What you need to do
Output each entry that follows exactly. Images stay out.

Records shown
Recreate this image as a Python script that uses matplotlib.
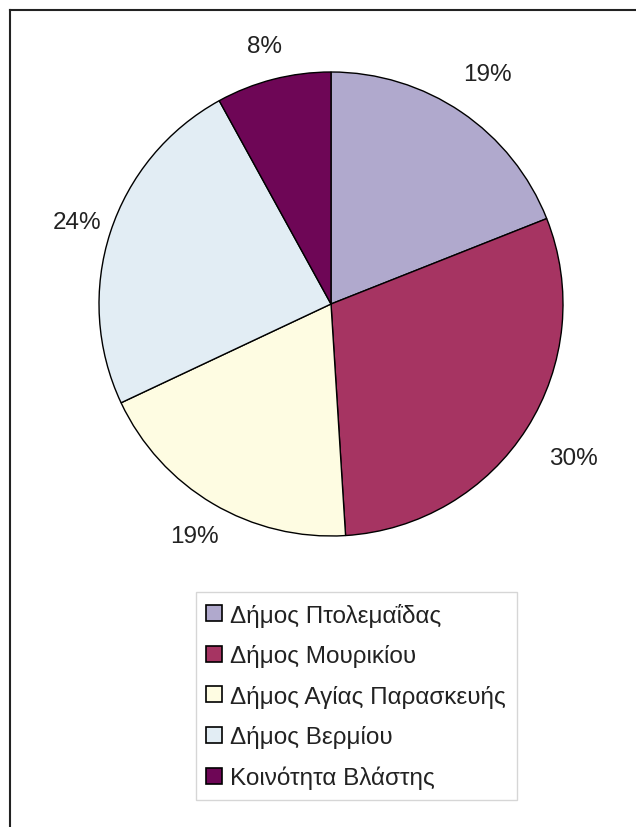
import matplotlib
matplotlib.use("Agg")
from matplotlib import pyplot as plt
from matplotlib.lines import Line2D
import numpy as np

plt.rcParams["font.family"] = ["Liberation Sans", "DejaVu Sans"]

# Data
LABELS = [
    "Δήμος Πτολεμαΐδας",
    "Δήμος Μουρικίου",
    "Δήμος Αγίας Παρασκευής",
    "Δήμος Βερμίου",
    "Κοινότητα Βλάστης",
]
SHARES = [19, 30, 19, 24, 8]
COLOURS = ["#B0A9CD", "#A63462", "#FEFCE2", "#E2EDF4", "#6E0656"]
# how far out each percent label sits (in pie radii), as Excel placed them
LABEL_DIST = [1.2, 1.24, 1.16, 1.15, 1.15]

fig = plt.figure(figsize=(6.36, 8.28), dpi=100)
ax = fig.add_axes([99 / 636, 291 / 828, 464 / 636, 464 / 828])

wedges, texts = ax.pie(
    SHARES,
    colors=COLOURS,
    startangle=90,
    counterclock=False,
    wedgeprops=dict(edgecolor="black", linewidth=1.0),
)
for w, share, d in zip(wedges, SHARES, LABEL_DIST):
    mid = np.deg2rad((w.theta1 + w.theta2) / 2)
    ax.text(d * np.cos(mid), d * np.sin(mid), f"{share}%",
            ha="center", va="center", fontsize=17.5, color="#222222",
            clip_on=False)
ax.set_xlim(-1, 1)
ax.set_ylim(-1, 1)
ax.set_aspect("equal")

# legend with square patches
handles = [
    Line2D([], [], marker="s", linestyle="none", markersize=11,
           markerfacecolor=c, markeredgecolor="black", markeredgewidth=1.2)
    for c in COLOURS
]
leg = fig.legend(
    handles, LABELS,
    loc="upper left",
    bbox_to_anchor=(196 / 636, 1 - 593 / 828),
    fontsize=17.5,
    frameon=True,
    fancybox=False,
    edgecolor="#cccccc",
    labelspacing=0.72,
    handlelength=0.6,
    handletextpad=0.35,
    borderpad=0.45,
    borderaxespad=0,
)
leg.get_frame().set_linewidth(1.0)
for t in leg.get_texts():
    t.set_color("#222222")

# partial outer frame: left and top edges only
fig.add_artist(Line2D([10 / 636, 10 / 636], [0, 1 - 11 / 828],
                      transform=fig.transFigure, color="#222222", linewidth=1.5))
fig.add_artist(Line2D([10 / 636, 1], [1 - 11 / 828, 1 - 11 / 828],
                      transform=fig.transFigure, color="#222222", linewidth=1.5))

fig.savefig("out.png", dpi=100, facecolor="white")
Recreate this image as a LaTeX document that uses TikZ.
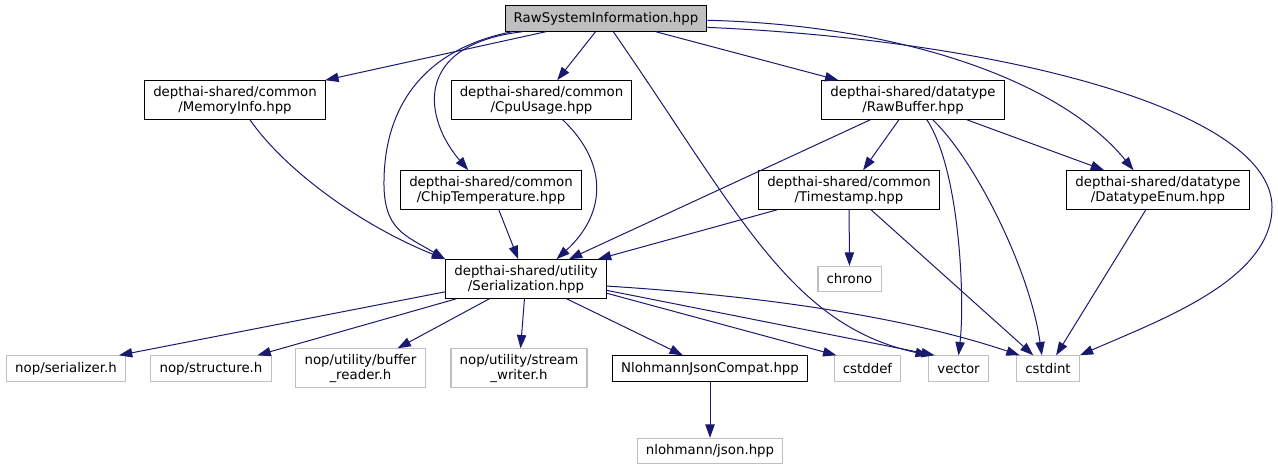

Exercise output
Recreate this image as a Python script that uses matplotlib.
import matplotlib
matplotlib.use("Agg")
from matplotlib import pyplot as plt
from matplotlib.lines import Line2D
import numpy as np

plt.rcParams["font.family"] = ["Liberation Sans", "DejaVu Sans"]

# Data
LABELS = [
    "Δήμος Πτολεμαΐδας",
    "Δήμος Μουρικίου",
    "Δήμος Αγίας Παρασκευής",
    "Δήμος Βερμίου",
    "Κοινότητα Βλάστης",
]
SHARES = [19, 30, 19, 24, 8]
COLOURS = ["#B0A9CD", "#A63462", "#FEFCE2", "#E2EDF4", "#6E0656"]
# how far out each percent label sits (in pie radii), as Excel placed them
LABEL_DIST = [1.2, 1.24, 1.16, 1.15, 1.15]

fig = plt.figure(figsize=(6.36, 8.28), dpi=100)
ax = fig.add_axes([99 / 636, 291 / 828, 464 / 636, 464 / 828])

wedges, texts = ax.pie(
    SHARES,
    colors=COLOURS,
    startangle=90,
    counterclock=False,
    wedgeprops=dict(edgecolor="black", linewidth=1.0),
)
for w, share, d in zip(wedges, SHARES, LABEL_DIST):
    mid = np.deg2rad((w.theta1 + w.theta2) / 2)
    ax.text(d * np.cos(mid), d * np.sin(mid), f"{share}%",
            ha="center", va="center", fontsize=17.5, color="#222222",
            clip_on=False)
ax.set_xlim(-1, 1)
ax.set_ylim(-1, 1)
ax.set_aspect("equal")

# legend with square patches
handles = [
    Line2D([], [], marker="s", linestyle="none", markersize=11,
           markerfacecolor=c, markeredgecolor="black", markeredgewidth=1.2)
    for c in COLOURS
]
leg = fig.legend(
    handles, LABELS,
    loc="upper left",
    bbox_to_anchor=(196 / 636, 1 - 593 / 828),
    fontsize=17.5,
    frameon=True,
    fancybox=False,
    edgecolor="#cccccc",
    labelspacing=0.72,
    handlelength=0.6,
    handletextpad=0.35,
    borderpad=0.45,
    borderaxespad=0,
)
leg.get_frame().set_linewidth(1.0)
for t in leg.get_texts():
    t.set_color("#222222")

# partial outer frame: left and top edges only
fig.add_artist(Line2D([10 / 636, 10 / 636], [0, 1 - 11 / 828],
                      transform=fig.transFigure, color="#222222", linewidth=1.5))
fig.add_artist(Line2D([10 / 636, 1], [1 - 11 / 828, 1 - 11 / 828],
                      transform=fig.transFigure, color="#222222", linewidth=1.5))

fig.savefig("out.png", dpi=100, facecolor="white")
Recreate this image as a LaTeX document that uses TikZ.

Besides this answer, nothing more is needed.